Así transitamos suavemente, sin grandes debates ni agrias polémicas, del fracaso a la normalidad como paradigma dominante de nuestra visión de la historia. ¿La anomalía española?, juegos sutiles en que se entretenían nuestros bisabuelos. ¿El problema español?, batallas desesperadas que llenaron de gloria literaria y metafísica a nuestros abuelos. ¿El fracaso de España?, complejos de culpa de nuestros padres, abrumados entre los escombros de la guerra civil. Ni anomalía, ni problema, ni fracaso: normalidad.
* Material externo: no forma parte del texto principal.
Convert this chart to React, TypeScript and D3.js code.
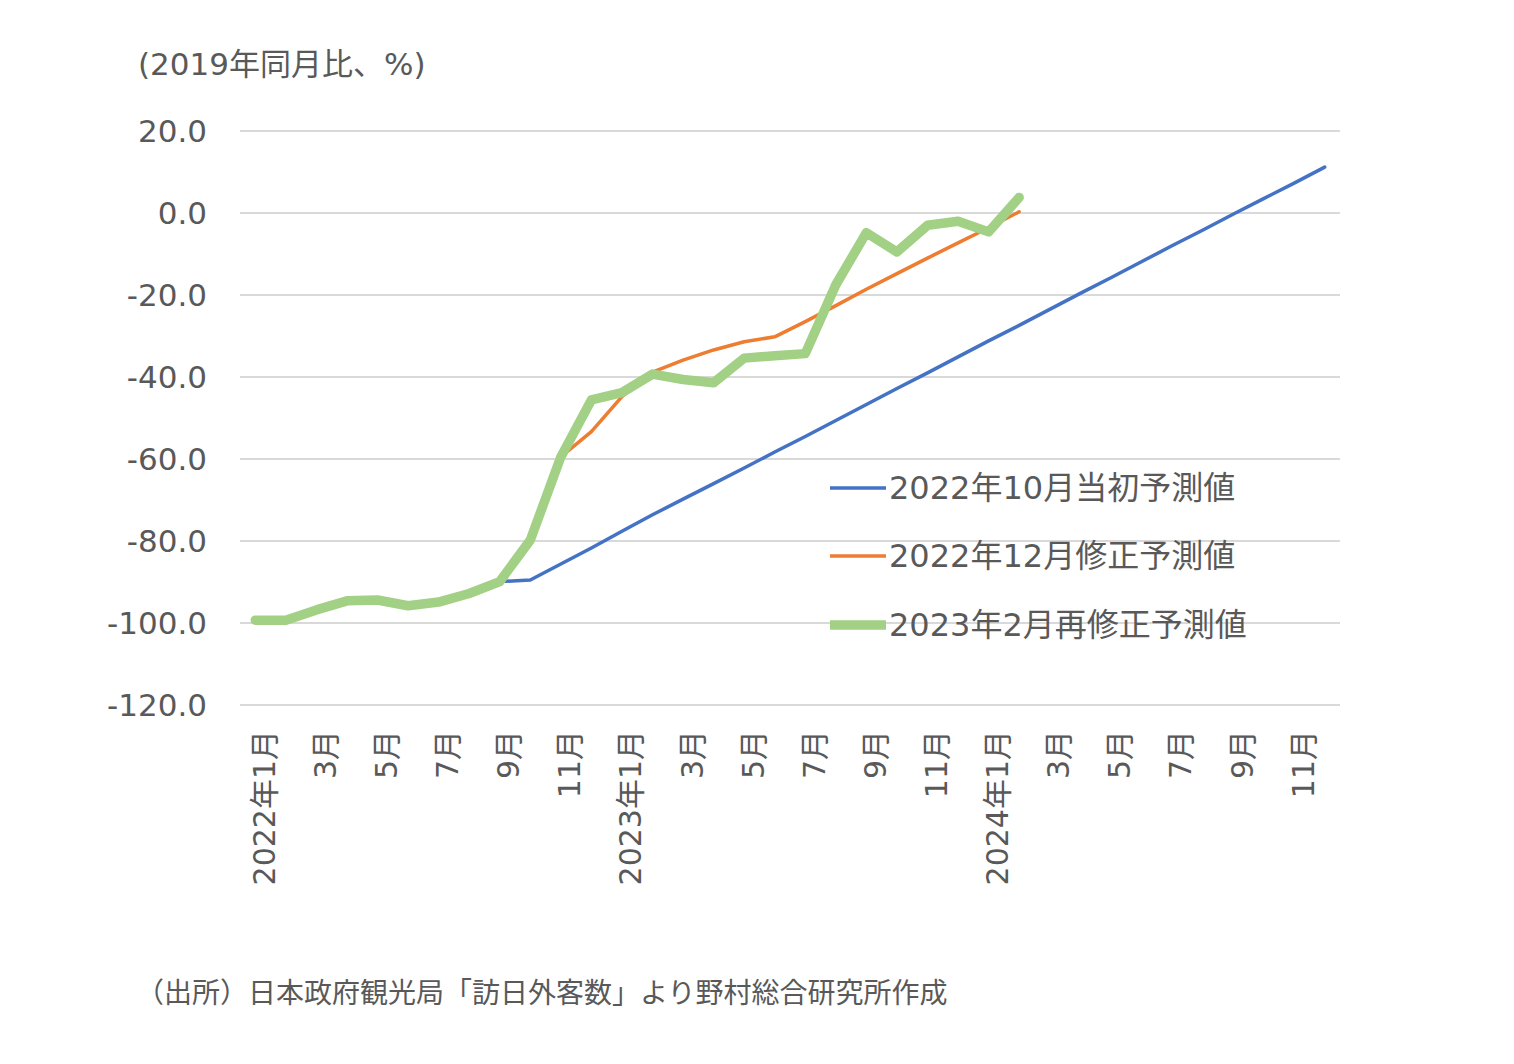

Cada cual a cumplir con su trabajo y a demostrar que los tiempos y los caminos de la historia de España habían sido idénticos a los de esas naciones que en otro tiempo nos habían inculcado paralizantes complejos de inferioridad. Ser español dejó de ser aquella excusa de impotencia que Azaña denunció como resultado de la negra visión propalada por la gente del 98.

Y ahora, las tranquilas aguas sobre las que nos habíamos acostumbrado a mirar hacia atrás sin ira han comenzado a embravecerse. Se ha querido estirar tanto el paradigma de la normalidad que puede rasgarse por dos de sus más finas costuras. Uno de los descosidos, aparentemente limitado a historiadores pero con indudables connotaciones políticas, se debe al intento de erigir al canovismo en ejemplo de liberalismo que habría desembocado en democracia si una izquierda autoritaria y antiliberal no lo hubiera echado todo a rodar. Si el paradigma de la normalidad tuvo que ver con el consenso europeísta de los años 80, esta nueva visión de la Restauración, excluyendo de la buena historia a sus críticos, responde en la versión más extrema a la ruptura del clima de consenso en que anda empeñado el sector vociferante del Partido Popular. No tratan sólo de presentar como demoledoras de España a todas las oposiciones al sistema de la Restauración sino que pretenden expulsar de la política a cualquier oposición al gobierno del PP.

La otra costura de la túnica de la normalidad que ha estado a punto de estallar es más delicada: mientras el gobierno pretende reconstruir por decreto una mirada unitaria de la historia de España, las naciones (vasca, catalana) responden negando la existencia de la nación (española). Pero de esto será mejor platicar otro día.